Tuesday, September 10, 2024

Community meeting, rezoning application, roadway improvements planned for up to 575 homes on South College

A third rezoning application is in the works for the 80-acre Tarin Woods II project. (Port City Daily photo / New Hanover County)

NEW HANOVER COUNTY — The developer of the Tarin Woods residential project on South College Road will submit a rezoning request for nearly 80 acres; it’s the third time rezoning for the project has been submitted in four years.

The second phase of the Tarin Woods includes 71.85 acres of land zoned R-15, a low-density area that would allow less than 200 units. Developer James Yopp said he plans to ask the county to rezone the property to R-5, a higher density area that would allow a maximum of 575 housing units. Yopp hopes the zoning allows him to build a ‘transitional’ development, with denser units 478 (made up of quadruplexes, triplexes, and duplexes) abutting commercially-zoned properties as well as 97 single-family lots.

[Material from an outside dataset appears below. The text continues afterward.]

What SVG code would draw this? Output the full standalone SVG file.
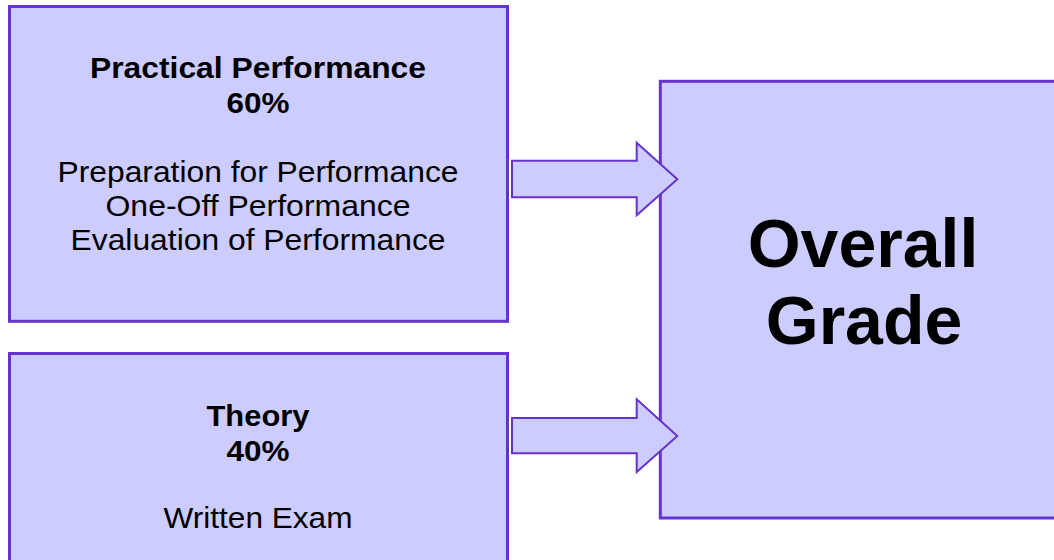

Yopp has applied twice before for similar rezonings, including a request in October 2018 to rezone the area to R-7, which allow 145 single-family homes, 143 townhomes, and 192 apartments. The proposal was ultimately withdrawn because a Traffic Impact Analysis (TIA) was not yet complete. A year later, in November 2019, a second application was filed, this time for the denser R-5 zoning, which would allow just shy of 600 units.

The development would extend the original Tarin Woods project, which currently includes 130 single-family homes on about 52 acres. The development has also recorded 118 home sites on just over 49 acres of Tarin Woods II (single-family homes will be allowed regardless of whether it receives a new zoning.

Concerns, improvements

Both times, residents voiced concerns about overcrowded schools and traffic congestion. Yopp has pointed out in the past that while developers frequently make roadway and utility improvements as part of conditional rezonings they aren’t responsible for building or expanding schools.

Yopp said his development has already expanded the water system in the area, building a lift station and turning it over to CFPUA, which along with other improvements have helped provide better water pressure in neighboring residential developments.

Yopp also noted that he has been working with the North Carolina Department of Transportation and the Wilmington Urban Area Metropolitan Planning Organization (WMPO) to address traffic impact since November 2016.

“That’s when we started working through plans for traffic, meaning TIA, scoping, all that,” Yopp said. “We spend about two years working on traffic concerns before we even started and made our first rezoning application.”

During Yopp’s second attempt, the New Hanover County Planning Board disagreed with the development’s proposed traffic improvements; Yopp said his team was frustrated, since those improvements had come verbatim from NCDOT and WMPO, and because alternative improvements suggested were also shot down.

Yopp said after withdrawing his November 2019 application he went back to the NCDOT for new ideas on how to address traffic, which he said would be incorporated into his next application. Some of those suggestions included improved interconnectivity with neighboring developments, additional entrance to the development, deceleration lanes, and double turn lanes.

Total density, ‘demand for diverse housing’

Yopp said he’s heard complaints and allegations that his previous pushes for density were strictly profit-motivated, but said he’s trying to address a demand for a diversity of products that both fit the county’s land use priorities and the type of housing for which residents are asking.

“For one, it doesn’t make sense to build single-family hopes that abuts on a zoo — on a lion’s cage — or a six-hundred unit storage facility, or a strip mall,” Yopp said. “That’s not practical. It’s not what the county’s comprehensive plan is looking for — and it’s not what all people are looking for. Not everyone is looking for a four- or five-bedroom home. You’ve got that first-time homebuyer, or someone who has retired.”

Yopp pointed to a dearth of housing products priced under $300,000 in the region, saying that condominium products could help meet that demand; he stressed that quadruplexes — the densest structure allowed under R-5 zoning — was a good compromise between the expense of single-family homes and the density of ‘multifamily’ structures (i.e. traditional apartment blocks).

If a rezoning to R-5 was approved, the end total size of the Tarin Woods development would be 173.11 acres with 823 housing units — an average of 4.75 units per acre.

Yopp also noted that the project contains 28.27 acres of open space (which is 3.5 acres more than New Hanover County land-use plans require).

Community meeting, next steps

There will be a community meeting for Tarin Woods II on at 6 p.m. on Thursday, January 30, at the Best Western Plus located at 5600 Carolina Beach Road, 6:00 p.m.  You can find the notice for the meeting, and information about contacting a representative for the project here.

No official application has been filed yet for the rezoning. Once it is filed, the county’s Planning Board will set a date for a public hearing, allowing residents to voice support, opposition, or concerns about the project. The Planning Board will issue a recommendation, but the New Hanover County Board of Commissioners will have the final vote to approve or deny a rezoning.